Enter your sitemap URL in the Sitemap field (e.g. https://www.yourdomain.com/sitemap.xml)
Click Start scanning the website

Sitemap scanning gives you precise control over which pages are included since it only processes URLs listed in your sitemap file.

Selecting individual pages for training

Before starting a scan, you can enable the toggle I want to select individual urls for training after scanning the website. This option is available only when scanning a whole website (not for single address mode).

When enabled:

The system scans your website and discovers all pages
After scanning completes, you see a tree view of all discovered pages with their character counts
Check or uncheck pages to include or exclude them from training
Click Start the Training to begin training on your selected pages

This is helpful when your website contains pages you do not want the chatbot to learn from, such as login pages, admin areas, or irrelevant sections.

Advanced settings

Click the Advanced settings button in the training form to access fine-grained scanning controls.

The advanced settings are organized into four sections:

URL Filtering

Include only URLs that contain -- Only scan URLs matching these patterns (semicolon-separated, e.g. /en;/help)
Exclude URLs that contain -- Skip URLs matching these patterns (e.g. /news;/pictures).
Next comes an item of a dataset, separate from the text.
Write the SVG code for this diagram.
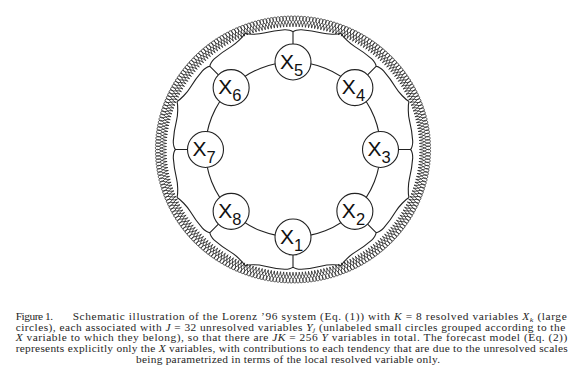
<svg xmlns="http://www.w3.org/2000/svg" width="569" height="387" viewBox="0 0 569 387">
<style>
.ln{fill:none;stroke:#222;stroke-width:1.1}
.y{fill:none;stroke:#2a2a2a;stroke-width:0.8}
.node circle{fill:#fff;stroke:#222;stroke-width:1.1}
.lbl{font-family:"Liberation Sans",Arial,sans-serif;font-size:21px;fill:#111}
.sub{font-size:16.5px}
.cap{font-family:"Liberation Serif","Times New Roman",serif;font-size:11.4px;fill:#262626}
.i{font-style:italic}
.s{font-size:8px;font-style:italic}
</style>
<defs>
<path id="y" class="y" d="M126.5,-1.6C131,-1.6 133.5,2.3 135.8,2C138.2,1.6 138.2,-1.6 135.8,-2C133.5,-2.3 131,1.6 126.5,1.6"/>
<g id="y4"><use href="#y"/><use href="#y" transform="rotate(1.40625)"/><use href="#y" transform="rotate(2.8125)"/><use href="#y" transform="rotate(4.21875)"/></g>
<g id="y32">
<use href="#y4" transform="rotate(-21.796875)"/>
<use href="#y4" transform="rotate(-16.171875)"/>
<use href="#y4" transform="rotate(-10.546875)"/>
<use href="#y4" transform="rotate(-4.921875)"/>
<use href="#y4" transform="rotate(0.703125)"/>
<use href="#y4" transform="rotate(6.328125)"/>
<use href="#y4" transform="rotate(11.953125)"/>
<use href="#y4" transform="rotate(17.578125)"/>
</g>
<path id="br" class="ln" d="M105.5,0H117.5 M117.5,0C118.8,1 119.92,5.37 119.71,8.37A120,120 0 0 1 116.44,29.03C114.99,34.85 114.96,44.15 115.95,48.03 M117.5,0C118.8,-1 119.92,-5.37 119.71,-8.37A120,120 0 0 0 116.44,-29.03C114.99,-34.85 114.96,-44.15 115.95,-48.03"/>
</defs>
<rect width="569" height="387" fill="#fff"/>
<g id="Y-ring" transform="translate(293 149.5) scale(1 0.97)">
<g id="Y-group-1"><use href="#y32" transform="rotate(90)"/></g>
<g id="Y-group-2"><use href="#y32" transform="rotate(45)"/></g>
<g id="Y-group-3"><use href="#y32"/></g>
<g id="Y-group-4"><use href="#y32" transform="rotate(-45)"/></g>
<g id="Y-group-5"><use href="#y32" transform="rotate(-90)"/></g>
<g id="Y-group-6"><use href="#y32" transform="rotate(-135)"/></g>
<g id="Y-group-7"><use href="#y32" transform="rotate(180)"/></g>
<g id="Y-group-8"><use href="#y32" transform="rotate(135)"/></g>
</g>
<g id="connectors" transform="translate(293 149.5)">
<circle class="ln" r="87.5"/>
<use href="#br" transform="rotate(90)"/>
<use href="#br" transform="rotate(45)"/>
<use href="#br"/>
<use href="#br" transform="rotate(-45)"/>
<use href="#br" transform="rotate(-90)"/>
<use href="#br" transform="rotate(-135)"/>
<use href="#br" transform="rotate(180)"/>
<use href="#br" transform="rotate(135)"/>
</g>
<g id="X1" class="node"><circle cx="293" cy="237" r="18"/><text class="lbl" x="280" y="243.5">X<tspan class="sub" dy="7">1</tspan></text></g>
<g id="X2" class="node"><circle cx="354.87" cy="211.37" r="18"/><text class="lbl" x="341.87" y="217.87">X<tspan class="sub" dy="7">2</tspan></text></g>
<g id="X3" class="node"><circle cx="380.5" cy="149.5" r="18"/><text class="lbl" x="367.5" y="156">X<tspan class="sub" dy="7">3</tspan></text></g>
<g id="X4" class="node"><circle cx="354.87" cy="87.63" r="18"/><text class="lbl" x="341.87" y="94.13">X<tspan class="sub" dy="7">4</tspan></text></g>
<g id="X5" class="node"><circle cx="293" cy="62" r="18"/><text class="lbl" x="280" y="68.5">X<tspan class="sub" dy="7">5</tspan></text></g>
<g id="X6" class="node"><circle cx="231.13" cy="87.63" r="18"/><text class="lbl" x="218.13" y="94.13">X<tspan class="sub" dy="7">6</tspan></text></g>
<g id="X7" class="node"><circle cx="205.5" cy="149.5" r="18"/><text class="lbl" x="192.5" y="156">X<tspan class="sub" dy="7">7</tspan></text></g>
<g id="X8" class="node"><circle cx="231.13" cy="211.37" r="18"/><text class="lbl" x="218.13" y="217.87">X<tspan class="sub" dy="7">8</tspan></text></g>
<g id="caption" transform="matrix(1 0 0 0.82 0 0)">
<text class="cap" x="15.7" y="390.24" textLength="37.5">Figure 1.</text>
<text class="cap" x="72.7" y="390.24" textLength="494" lengthAdjust="spacing">Schematic illustration of the Lorenz ’96 system (Eq. (1)) with <tspan class="i">K</tspan> = 8 resolved variables <tspan class="i">X</tspan><tspan class="s" dy="2">k</tspan><tspan dy="-2"> (large</tspan></text>
<text class="cap" x="15.7" y="403.29" textLength="549.5" lengthAdjust="spacing">circles), each associated with <tspan class="i">J</tspan> = 32 unresolved variables <tspan class="i">Y</tspan><tspan class="s" dy="2">j</tspan><tspan dy="-2"> (unlabeled small circles grouped according to the</tspan></text>
<text class="cap" x="15.7" y="416.34" textLength="551.5" lengthAdjust="spacing"><tspan class="i">X</tspan> variable to which they belong), so that there are <tspan class="i">JK</tspan> = 256 <tspan class="i">Y</tspan> variables in total. The forecast model (Eq. (2))</text>
<text class="cap" x="15.7" y="429.39" textLength="552" lengthAdjust="spacing">represents explicitly only the <tspan class="i">X</tspan> variables, with contributions to each tendency that are due to the unresolved scales</text>
<text class="cap" x="136" y="442.44" textLength="304" lengthAdjust="spacing">being parametrized in terms of the local resolved variable only.</text>
</g>
</svg>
Common patterns like /wp-admin/, /feed/, and cart pages are excluded by default

Query Parameters

Ignore all query parameters -- Treat URLs with different query parameters as the same page (e.g. /page?id=1 and /page?id=2 both become /page)
Ignore specific query parameters -- Ignore only certain parameters (common tracking parameters like utm_source, fbclid, gclid are automatically ignored)

Content Filtering

Include element IDs -- Only extract content from specific HTML elements (use #id for IDs, .classname for classes, separated by semicolons)
Exclude element IDs -- Skip content from specific HTML elements (e.g. footer;header;#navigation)
Conditional toggles appear when include/exclude elements are set, letting you control whether the crawler follows links found within those elements

Scraping Behavior

Scrape documents -- Also extract content from PDF files found on the website
Exclude image links -- Skip image URLs from the training dataset
Scrape hidden contents -- Include content from hidden HTML elements (enabled by default)
Delay between pages -- Add a delay in seconds between page requests to reduce server load
Country code -- Route scraping through a proxy server in a specific country (two-letter code, e.g. us)

Email notifications

The toggle Email me when training is finished or needs my attention is enabled by default. When active, you receive an email notification when:

Training completes successfully
The system needs your input (e.g., selecting pages after a scan)
Any issues arise during training

You can change the notification email address in the field next to the toggle.

Monitoring training progress

After starting a scan, switch to the Trainings tab to monitor progress. Each training job shows:

The source URL
Current status (Scanning links, Awaiting links selection, Training, Training completed)
A progress bar during active scanning or training
The date of the last update

Click More details to see all the parameters used for a specific training job, including any advanced settings that were configured.

Managing trained links

After training completes, all scanned pages appear in the Links tab. Each link shows:

Page title and URL
Character count (training data size)
Training status
Last updated date

For each link you can:

Retrain -- Re-scan and update the content for this specific page
View -- See the exact content that was extracted from the page
Delete -- Remove this page from your chatbot's knowledge base

Use the Select all checkbox and bulk action buttons to retrain or delete multiple links at once.

Viewing scanned content

Click the View button next to any trained link to see exactly what content was extracted from that page.

The view source modal shows the page title, URL, character count, last updated date, and the full text content that your chatbot was trained on. This helps you verify that the right content was captured and understand your chatbot's knowledge base.